Requirement
Reproduce the listing below word for word, with no pictures.

Material
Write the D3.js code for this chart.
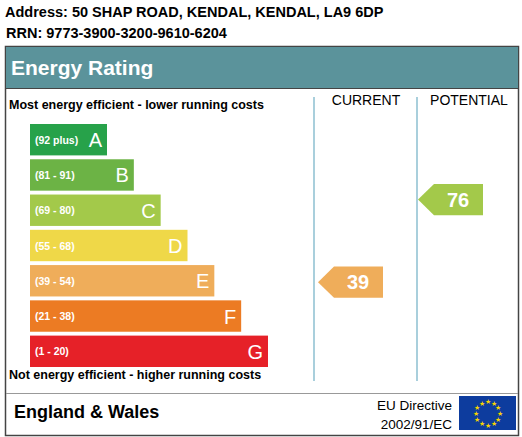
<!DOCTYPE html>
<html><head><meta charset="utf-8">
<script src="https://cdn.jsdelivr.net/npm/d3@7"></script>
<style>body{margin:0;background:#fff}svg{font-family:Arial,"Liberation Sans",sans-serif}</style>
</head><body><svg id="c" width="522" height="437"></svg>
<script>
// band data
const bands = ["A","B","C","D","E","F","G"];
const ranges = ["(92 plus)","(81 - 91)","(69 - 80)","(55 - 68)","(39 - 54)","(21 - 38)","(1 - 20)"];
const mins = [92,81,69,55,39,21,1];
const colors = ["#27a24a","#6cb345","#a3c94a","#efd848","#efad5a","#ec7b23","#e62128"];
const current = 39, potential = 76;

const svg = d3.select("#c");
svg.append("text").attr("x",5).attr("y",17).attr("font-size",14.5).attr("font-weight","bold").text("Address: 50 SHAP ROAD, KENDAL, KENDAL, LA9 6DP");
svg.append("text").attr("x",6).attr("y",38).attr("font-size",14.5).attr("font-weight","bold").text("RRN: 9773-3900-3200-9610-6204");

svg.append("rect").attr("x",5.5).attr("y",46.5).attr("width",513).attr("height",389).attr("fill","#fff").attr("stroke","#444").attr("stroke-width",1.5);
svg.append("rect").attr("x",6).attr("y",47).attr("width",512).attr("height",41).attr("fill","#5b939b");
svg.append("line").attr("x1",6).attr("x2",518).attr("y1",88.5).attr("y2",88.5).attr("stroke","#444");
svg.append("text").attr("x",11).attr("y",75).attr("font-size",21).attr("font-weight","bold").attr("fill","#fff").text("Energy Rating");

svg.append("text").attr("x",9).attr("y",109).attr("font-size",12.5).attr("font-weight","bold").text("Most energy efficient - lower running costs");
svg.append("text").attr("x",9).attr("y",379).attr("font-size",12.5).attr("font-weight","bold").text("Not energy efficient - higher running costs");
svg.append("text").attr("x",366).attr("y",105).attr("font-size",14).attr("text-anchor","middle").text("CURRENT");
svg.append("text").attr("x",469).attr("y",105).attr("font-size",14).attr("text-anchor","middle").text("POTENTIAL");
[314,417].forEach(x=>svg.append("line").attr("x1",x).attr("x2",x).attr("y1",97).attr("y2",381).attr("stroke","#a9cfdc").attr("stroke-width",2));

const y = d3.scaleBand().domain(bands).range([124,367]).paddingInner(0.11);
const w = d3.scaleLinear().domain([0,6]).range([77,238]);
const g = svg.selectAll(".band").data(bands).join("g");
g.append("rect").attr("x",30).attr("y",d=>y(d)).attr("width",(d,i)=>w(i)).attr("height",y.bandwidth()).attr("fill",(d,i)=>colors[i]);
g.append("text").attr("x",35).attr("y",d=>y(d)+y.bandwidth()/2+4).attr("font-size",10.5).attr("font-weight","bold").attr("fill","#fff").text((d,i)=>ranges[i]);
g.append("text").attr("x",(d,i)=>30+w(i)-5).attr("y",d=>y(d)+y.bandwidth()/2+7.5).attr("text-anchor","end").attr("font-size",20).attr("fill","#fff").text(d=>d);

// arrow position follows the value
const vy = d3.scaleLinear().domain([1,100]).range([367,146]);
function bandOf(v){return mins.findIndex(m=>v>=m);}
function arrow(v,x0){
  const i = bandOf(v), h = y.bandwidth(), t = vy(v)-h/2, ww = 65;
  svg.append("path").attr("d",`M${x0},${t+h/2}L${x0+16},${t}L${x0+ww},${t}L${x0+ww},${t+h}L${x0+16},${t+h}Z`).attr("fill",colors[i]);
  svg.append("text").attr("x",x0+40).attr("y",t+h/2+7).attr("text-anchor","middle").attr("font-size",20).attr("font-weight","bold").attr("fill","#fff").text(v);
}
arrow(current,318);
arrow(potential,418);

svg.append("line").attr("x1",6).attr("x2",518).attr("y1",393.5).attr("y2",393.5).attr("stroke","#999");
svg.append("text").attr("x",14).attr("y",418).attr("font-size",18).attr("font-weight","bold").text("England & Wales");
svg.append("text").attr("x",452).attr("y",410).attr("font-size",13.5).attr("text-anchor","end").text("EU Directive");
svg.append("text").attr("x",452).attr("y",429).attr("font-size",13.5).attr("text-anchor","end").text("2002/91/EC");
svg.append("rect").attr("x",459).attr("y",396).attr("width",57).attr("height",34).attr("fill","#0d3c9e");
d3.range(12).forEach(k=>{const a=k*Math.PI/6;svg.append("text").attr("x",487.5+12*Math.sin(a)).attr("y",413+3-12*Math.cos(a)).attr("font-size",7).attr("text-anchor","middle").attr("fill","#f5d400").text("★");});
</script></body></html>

Reply
Write the D3.js code for this chart.
<!DOCTYPE html>
<html><head><meta charset="utf-8">
<script src="https://cdn.jsdelivr.net/npm/d3@7"></script>
<style>body{margin:0;background:#fff}svg{font-family:Arial,"Liberation Sans",sans-serif}</style>
</head><body><svg id="c" width="522" height="437"></svg>
<script>
// band data
const bands = ["A","B","C","D","E","F","G"];
const ranges = ["(92 plus)","(81 - 91)","(69 - 80)","(55 - 68)","(39 - 54)","(21 - 38)","(1 - 20)"];
const mins = [92,81,69,55,39,21,1];
const colors = ["#27a24a","#6cb345","#a3c94a","#efd848","#efad5a","#ec7b23","#e62128"];
const current = 39, potential = 76;

const svg = d3.select("#c");
svg.append("text").attr("x",5).attr("y",17).attr("font-size",14.5).attr("font-weight","bold").text("Address: 50 SHAP ROAD, KENDAL, KENDAL, LA9 6DP");
svg.append("text").attr("x",6).attr("y",38).attr("font-size",14.5).attr("font-weight","bold").text("RRN: 9773-3900-3200-9610-6204");

svg.append("rect").attr("x",5.5).attr("y",46.5).attr("width",513).attr("height",389).attr("fill","#fff").attr("stroke","#444").attr("stroke-width",1.5);
svg.append("rect").attr("x",6).attr("y",47).attr("width",512).attr("height",41).attr("fill","#5b939b");
svg.append("line").attr("x1",6).attr("x2",518).attr("y1",88.5).attr("y2",88.5).attr("stroke","#444");
svg.append("text").attr("x",11).attr("y",75).attr("font-size",21).attr("font-weight","bold").attr("fill","#fff").text("Energy Rating");

svg.append("text").attr("x",9).attr("y",109).attr("font-size",12.5).attr("font-weight","bold").text("Most energy efficient - lower running costs");
svg.append("text").attr("x",9).attr("y",379).attr("font-size",12.5).attr("font-weight","bold").text("Not energy efficient - higher running costs");
svg.append("text").attr("x",366).attr("y",105).attr("font-size",14).attr("text-anchor","middle").text("CURRENT");
svg.append("text").attr("x",469).attr("y",105).attr("font-size",14).attr("text-anchor","middle").text("POTENTIAL");
[314,417].forEach(x=>svg.append("line").attr("x1",x).attr("x2",x).attr("y1",97).attr("y2",381).attr("stroke","#a9cfdc").attr("stroke-width",2));

const y = d3.scaleBand().domain(bands).range([124,367]).paddingInner(0.11);
const w = d3.scaleLinear().domain([0,6]).range([77,238]);
const g = svg.selectAll(".band").data(bands).join("g");
g.append("rect").attr("x",30).attr("y",d=>y(d)).attr("width",(d,i)=>w(i)).attr("height",y.bandwidth()).attr("fill",(d,i)=>colors[i]);
g.append("text").attr("x",35).attr("y",d=>y(d)+y.bandwidth()/2+4).attr("font-size",10.5).attr("font-weight","bold").attr("fill","#fff").text((d,i)=>ranges[i]);
g.append("text").attr("x",(d,i)=>30+w(i)-5).attr("y",d=>y(d)+y.bandwidth()/2+7.5).attr("text-anchor","end").attr("font-size",20).attr("fill","#fff").text(d=>d);

// arrow position follows the value
const vy = d3.scaleLinear().domain([1,100]).range([367,146]);
function bandOf(v){return mins.findIndex(m=>v>=m);}
function arrow(v,x0){
  const i = bandOf(v), h = y.bandwidth(), t = vy(v)-h/2, ww = 65;
  svg.append("path").attr("d",`M${x0},${t+h/2}L${x0+16},${t}L${x0+ww},${t}L${x0+ww},${t+h}L${x0+16},${t+h}Z`).attr("fill",colors[i]);
  svg.append("text").attr("x",x0+40).attr("y",t+h/2+7).attr("text-anchor","middle").attr("font-size",20).attr("font-weight","bold").attr("fill","#fff").text(v);
}
arrow(current,318);
arrow(potential,418);

svg.append("line").attr("x1",6).attr("x2",518).attr("y1",393.5).attr("y2",393.5).attr("stroke","#999");
svg.append("text").attr("x",14).attr("y",418).attr("font-size",18).attr("font-weight","bold").text("England & Wales");
svg.append("text").attr("x",452).attr("y",410).attr("font-size",13.5).attr("text-anchor","end").text("EU Directive");
svg.append("text").attr("x",452).attr("y",429).attr("font-size",13.5).attr("text-anchor","end").text("2002/91/EC");
svg.append("rect").attr("x",459).attr("y",396).attr("width",57).attr("height",34).attr("fill","#0d3c9e");
d3.range(12).forEach(k=>{const a=k*Math.PI/6;svg.append("text").attr("x",487.5+12*Math.sin(a)).attr("y",413+3-12*Math.cos(a)).attr("font-size",7).attr("text-anchor","middle").attr("fill","#f5d400").text("★");});
</script></body></html>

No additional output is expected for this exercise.